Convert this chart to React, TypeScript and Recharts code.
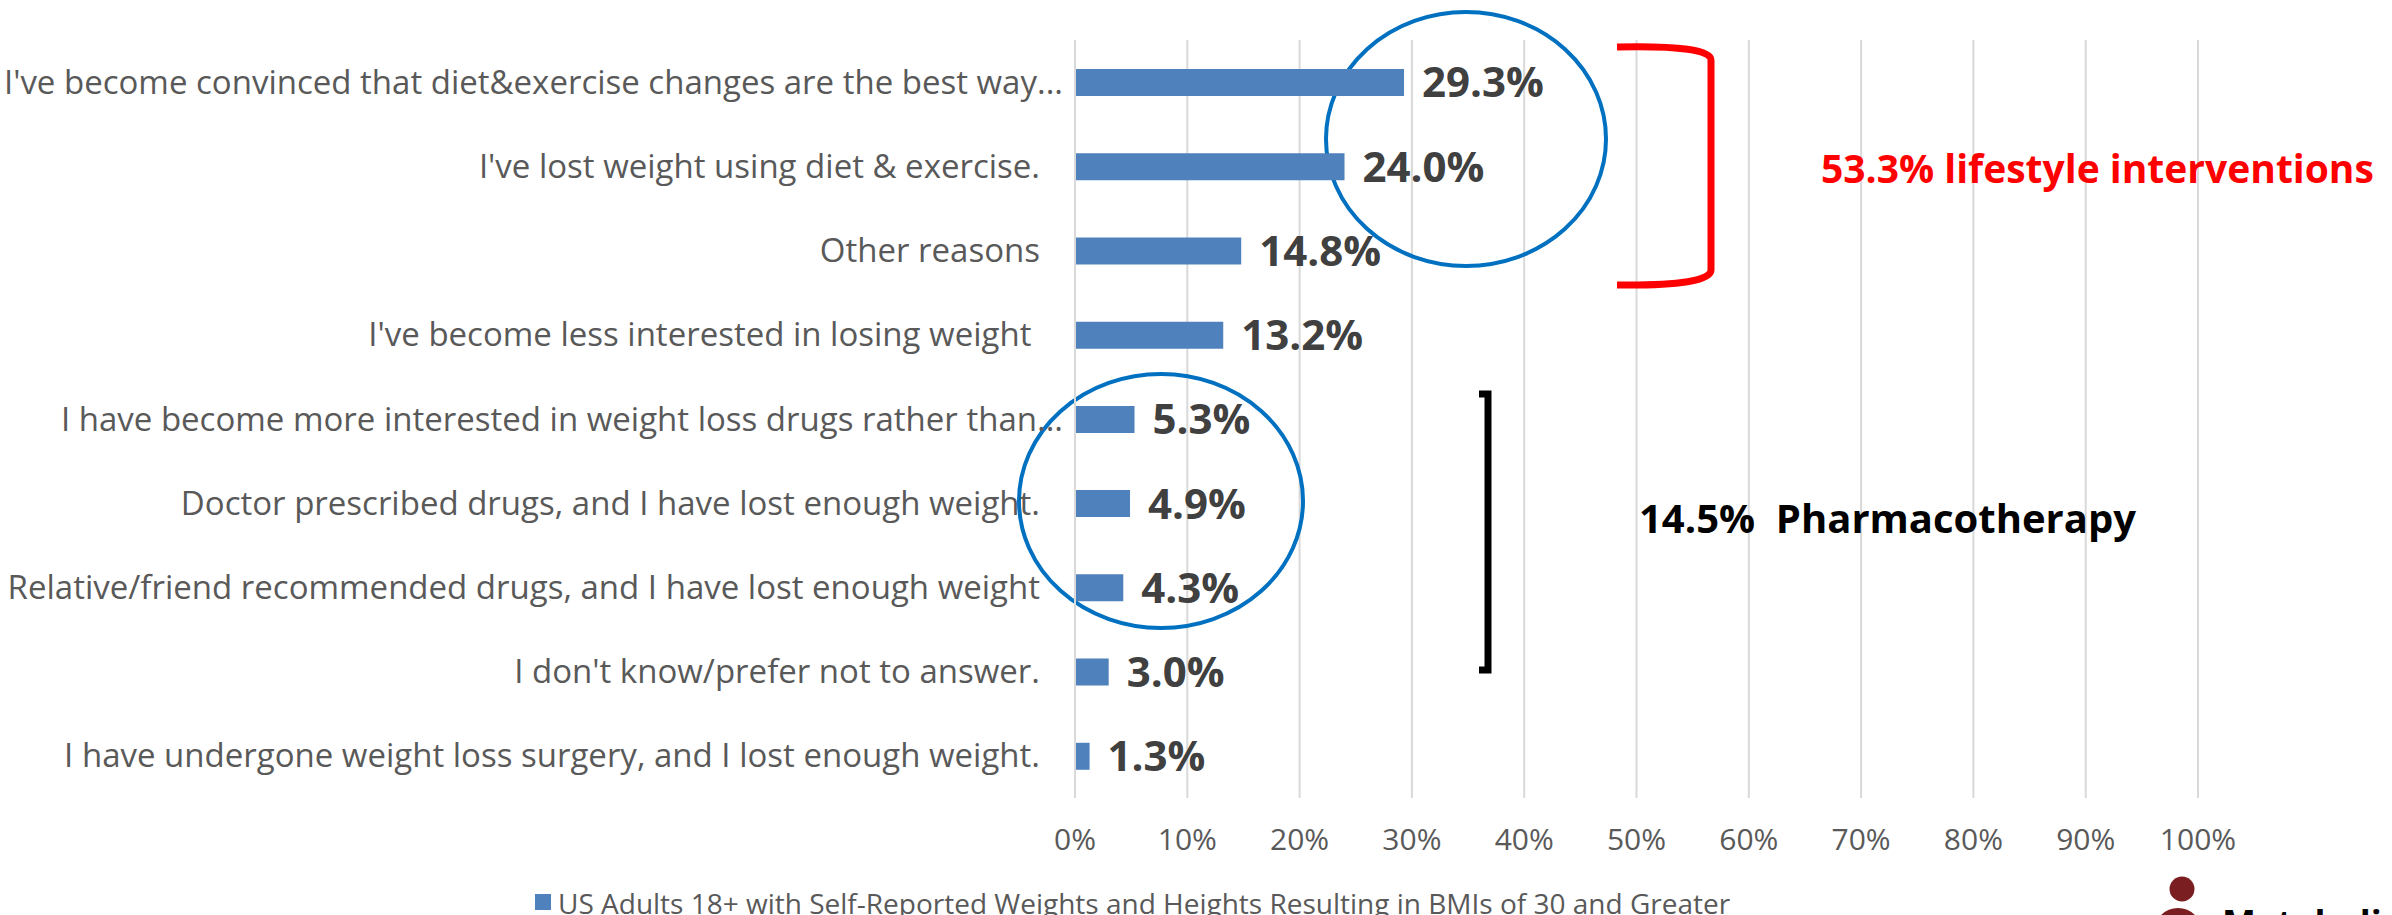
import React from "react";
import {
  Bar,
  BarChart,
  CartesianGrid,
  Customized,
  LabelList,
  Legend,
  XAxis,
  YAxis,
} from "recharts";

const reasons = [
  "I've become convinced that diet&exercise changes are the best way...",
  "I've lost weight using diet & exercise.",
  "Other reasons",
  "I've become less interested in losing weight ",
  "I have become more interested in weight loss drugs rather than...",
  "Doctor prescribed drugs, and I have lost enough weight.",
  "Relative/friend recommended drugs, and I have lost enough weight",
  "I don't know/prefer not to answer.",
  "I have undergone weight loss surgery, and I lost enough weight.",
];
const shares = [29.3, 24.0, 14.8, 13.2, 5.3, 4.9, 4.3, 3.0, 1.3];
const xTicks = [0, 10, 20, 30, 40, 50, 60, 70, 80, 90, 100];
const seriesName =
  "US Adults 18+ with Self-Reported Weights and Heights Resulting in BMIs of 30 and Greater";
const lifestyleNote = "53.3% lifestyle interventions";
const pharmaNote = "14.5%  Pharmacotherapy";

const data = reasons.map((name, i) => ({ name, value: shares[i] }));

const FONT = "'Open Sans', sans-serif";
const BLUE = "#4F81BD";
const GREY = "#595959";

function ReasonTick({ x, y, payload }: any) {
  const label: string = payload.value;
  // Excel's truncated labels run closer to the axis
  const dx = label.endsWith("...") ? -4 : -27;
  return (
    <text
      x={x + dx}
      y={y}
      dy="0.35em"
      textAnchor="end"
      fill={GREY}
      fontSize={33}
      fontFamily={FONT}
      style={{ whiteSpace: "pre" }}
    >
      {label}
    </text>
  );
}

function LegendBox() {
  return (
    <div style={{ position: "relative", height: 30, fontFamily: FONT }}>
      <div
        style={{
          position: "absolute",
          left: 535,
          top: 9,
          width: 16,
          height: 16,
          background: BLUE,
        }}
      />
      <div
        style={{
          position: "absolute",
          left: 558,
          top: 0,
          fontSize: 28,
          lineHeight: "36px",
          color: GREY,
          whiteSpace: "nowrap",
        }}
      >
        {seriesName}
      </div>
    </div>
  );
}

function Annotations() {
  return (
    <g>
      <ellipse cx={1466} cy={139} rx={140} ry={127} fill="none" stroke="#0070C0" strokeWidth={4} />
      <ellipse cx={1161} cy={501} rx={142} ry={127} fill="none" stroke="#0070C0" strokeWidth={4} />
      <path
        d="M1617,47 Q1711,45 1711,60 L1711,270 Q1711,286 1617,285"
        fill="none"
        stroke="#FF0000"
        strokeWidth={7}
      />
      <path
        d="M1479,394 L1488,394 L1488,670 L1479,670"
        fill="none"
        stroke="#000000"
        strokeWidth={7}
      />
      <text x={1821} y={183} fill="#FF0000" fontSize={39} fontWeight="bold" fontFamily={FONT}>
        {lifestyleNote}
      </text>
      <text x={1639} y={533} fill="#000000" fontSize={40} fontWeight="bold" fontFamily={FONT} style={{ whiteSpace: "pre" }}>
        {pharmaNote}
      </text>
      <circle cx={2182} cy={889} r={12.5} fill="#7B1E22" />
      <ellipse cx={2178} cy={932} rx={24} ry={24} fill="#7B1E22" />
      <text x={2222} y={936} fill="#000000" fontSize={36} fontWeight="bold" fontFamily={FONT}>
        Metabolic
      </text>
    </g>
  );
}

export default function App() {
  return (
    <div style={{ position: "absolute", left: 0, top: 0, width: 2392, height: 915, background: "#fff" }}>
      <BarChart
        width={2392}
        height={915}
        data={data}
        layout="vertical"
        margin={{ top: 40, right: 194, left: 0, bottom: 0 }}
        barSize={27}
      >
        <CartesianGrid horizontal={false} stroke="#D9D9D9" strokeWidth={2} />
        <XAxis
          type="number"
          domain={[0, 100]}
          ticks={xTicks}
          tickFormatter={(v) => `${v}%`}
          axisLine={false}
          tickLine={false}
          height={87}
          tickMargin={25}
          tick={{ fill: GREY, fontSize: 30, fontFamily: FONT }}
        />
        <YAxis
          type="category"
          dataKey="name"
          width={1075}
          axisLine={{ stroke: "#D9D9D9", strokeWidth: 2 }}
          tickLine={false}
          tick={<ReasonTick />}
          interval={0}
        />
        <Legend verticalAlign="bottom" content={<LegendBox />} wrapperStyle={{ left: 0, width: 2392, bottom: 0, height: 30 }} />
        <Bar dataKey="value" name={seriesName} fill={BLUE} isAnimationActive={false}>
          <LabelList
            dataKey="value"
            position="right"
            offset={18}
            formatter={(v: any) => `${Number(v).toFixed(1)}%`}
            fill="#404040"
            fontSize={42}
            fontWeight="bold"
            fontFamily={FONT}
          />
        </Bar>
        <Customized component={Annotations} />
      </BarChart>
    </div>
  );
}
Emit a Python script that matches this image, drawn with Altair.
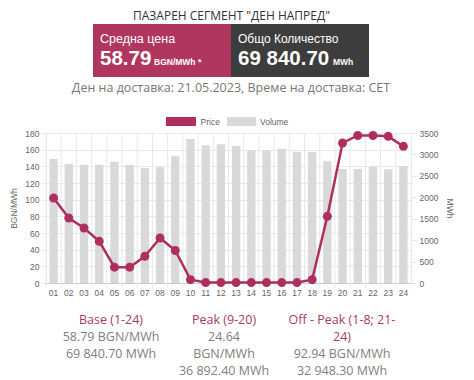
import altair as alt
import pandas as pd

hours = [f"{i:02d}" for i in range(1, 25)]
price = [102, 78, 66, 50, 19, 19, 32, 54, 39, 4, 0.5, 0.5, 0.5, 0.5, 0.5, 0.5, 0.5,
         4, 80, 168, 177, 177, 176, 164]
volume = [2893, 2777, 2761, 2761, 2831, 2753, 2683, 2699, 2955, 3360, 3212, 3235,
          3197, 3095, 3095, 3134, 3064, 3048, 2839, 2660, 2660, 2714, 2652, 2730]

title_text = 'ПАЗАРЕН СЕГМЕНТ "ДЕН НАПРЕД"'
avg_label = "Средна цена"
avg_value = "58.79"
avg_unit = "BGN/MWh *"
qty_label = "Общо Количество"
qty_value = "69 840.70"
qty_unit = "MWh"
delivery = "Ден на доставка: 21.05.2023, Време на доставка: CET"
legend_items = ["Price", "Volume"]
footer_cols = [
    ["Base (1-24)", "58.79 BGN/MWh", "69 840.70 MWh"],
    ["Peak (9-20)", "24.64", "BGN/MWh", "36 892.40 MWh"],
    ["Off - Peak (1-8; 21-", "24)", "92.94 BGN/MWh", "32 948.30 MWh"],
]
footer_title_lines = [1, 1, 2]

PINK = "#ae2f5f"
BOX_PINK = "#b0365f"
DARK = "#3d3d3d"
BAR = "#d9d9d9"
GRID = "#e8e8e8"
AXIS_TXT = "#666666"
HFONT = "Open Sans"
CFONT = "Liberation Sans"
FS = 8.5

W, H = 365, 150

df = pd.DataFrame({"hour": hours, "price": price, "volume": volume})

x_axis = alt.Axis(title=None, labelAngle=0, grid=False, ticks=False, domain=True,
                  domainColor="#c8c8c8", labelColor=AXIS_TXT, labelFont=CFONT,
                  labelFontSize=FS, labelPadding=5)
x_enc = alt.X("hour:N", sort=hours, axis=x_axis,
              scale=alt.Scale(paddingInner=0, paddingOuter=0))

vgrid = alt.Chart(df).mark_rule(color=GRID, strokeWidth=1).encode(
    x=alt.X("hour:N", sort=hours, axis=x_axis, bandPosition=0),
    y=alt.value(0), y2=alt.value(H + 5))

bars = alt.Chart(df).mark_bar(color=BAR, width=alt.RelativeBandSize(0.55)).encode(
    x=x_enc,
    y=alt.Y("volume:Q", scale=alt.Scale(domain=[0, 3500], nice=False),
            axis=alt.Axis(orient="right", title="MWh", values=list(range(0, 3501, 500)),
                          format="d", grid=False, tickSize=5, tickColor=GRID,
                          domainColor=GRID, labelColor=AXIS_TXT, labelFont=CFONT,
                          labelFontSize=FS, labelPadding=3, titleColor=AXIS_TXT,
                          titleFont=CFONT, titleFontSize=FS, titleFontWeight="normal",
                          titlePadding=7)))

line = alt.Chart(df).mark_line(
    color=PINK, strokeWidth=2.5,
    point=alt.OverlayMarkDef(filled=True, size=80, color=PINK)).encode(
    x=x_enc,
    y=alt.Y("price:Q", scale=alt.Scale(domain=[0, 180], nice=False),
            axis=alt.Axis(orient="left", title="BGN/MWh", values=list(range(0, 181, 20)),
                          grid=True, gridColor=GRID, tickSize=5, tickColor=GRID,
                          domainColor=GRID, labelColor=AXIS_TXT, labelFont=CFONT,
                          labelFontSize=FS, labelPadding=2, titleColor=AXIS_TXT,
                          titleFont=CFONT, titleFontSize=FS, titleFontWeight="normal",
                          titlePadding=6)))


def txt(s, x, y, size, color, weight="normal", align="center", baseline="middle", font=HFONT):
    return alt.Chart(pd.DataFrame({"t": [s]})).mark_text(
        align=align, baseline=baseline, fontSize=size, font=font,
        fontWeight=weight, color=color).encode(
        x=alt.value(x), y=alt.value(y), text="t:N")


def box(x1, x2, y1, y2, color):
    return alt.Chart(pd.DataFrame({"t": [0]})).mark_rect(color=color).encode(
        x=alt.value(x1), x2=alt.value(x2), y=alt.value(y1), y2=alt.value(y2))


layers = [vgrid, bars, line]
layers.append(txt(title_text, 185.5, -122.5, 12, "#333333", baseline="top"))
layers.append(box(47, 185, -109, -56, BOX_PINK))
layers.append(box(185, 323, -109, -56, DARK))
layers.append(txt(avg_label, 54, -94.5, 12.5, "white", align="left", font=CFONT))
layers.append(txt(avg_value, 54, -68.5, 20.5, "white", weight="bold", align="left",
                  baseline="alphabetic", font=CFONT))
layers.append(txt(avg_unit, 108, -68.5, 8.5, "white", weight="bold", align="left",
                  baseline="alphabetic", font=CFONT))
layers.append(txt(qty_label, 192, -94.5, 12, "white", align="left", font=CFONT))
layers.append(txt(qty_value, 192, -68.5, 20.5, "white", weight="bold", align="left",
                  baseline="alphabetic", font=CFONT))
layers.append(txt(qty_unit, 287, -68.5, 8.5, "white", weight="bold", align="left",
                  baseline="alphabetic", font=CFONT))
layers.append(txt(delivery, 185, -45, 12.5, "#777777"))

# legend
layers.append(box(120, 150, -16, -7, PINK))
layers.append(txt(legend_items[0], 154.5, -11.5, FS, AXIS_TXT, align="left", font=CFONT))
layers.append(box(181, 210, -16, -7, BAR))
layers.append(txt(legend_items[1], 214, -11.5, FS, AXIS_TXT, align="left", font=CFONT))

# footer
col_x = [65, 178, 296]
row_y = [187, 204, 221, 238]
for cx, lines, nt in zip(col_x, footer_cols, footer_title_lines):
    for i, s in enumerate(lines):
        color = "#a83a66" if i < nt else "#808080"
        layers.append(txt(s, cx, row_y[i], 12.5, color))

chart = alt.layer(*layers).resolve_scale(y="independent").properties(
    width=W, height=H,
    autosize=alt.AutoSizeParams(type="none"),
    padding={"left": 38, "top": 125, "right": 55, "bottom": 97},
).configure_view(stroke=None)

chart.save("out.html", embed_options={"renderer": "svg", "actions": False})
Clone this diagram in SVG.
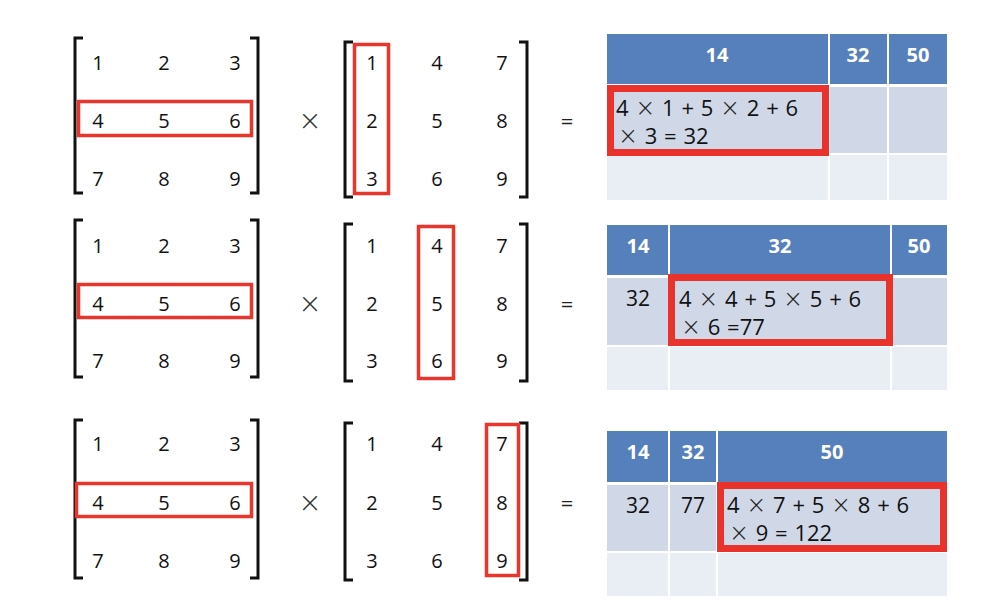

=-=-=-=-=

**Exercise**: Beginning with the line above that contains "Emit a Python" and finishing with the line that contains "import pandas as pd", print those lines exactly and only. Skip all pictures.

**Exercise response**:
Emit a Python script that matches this image, drawn with Altair.
import altair as alt
import pandas as pd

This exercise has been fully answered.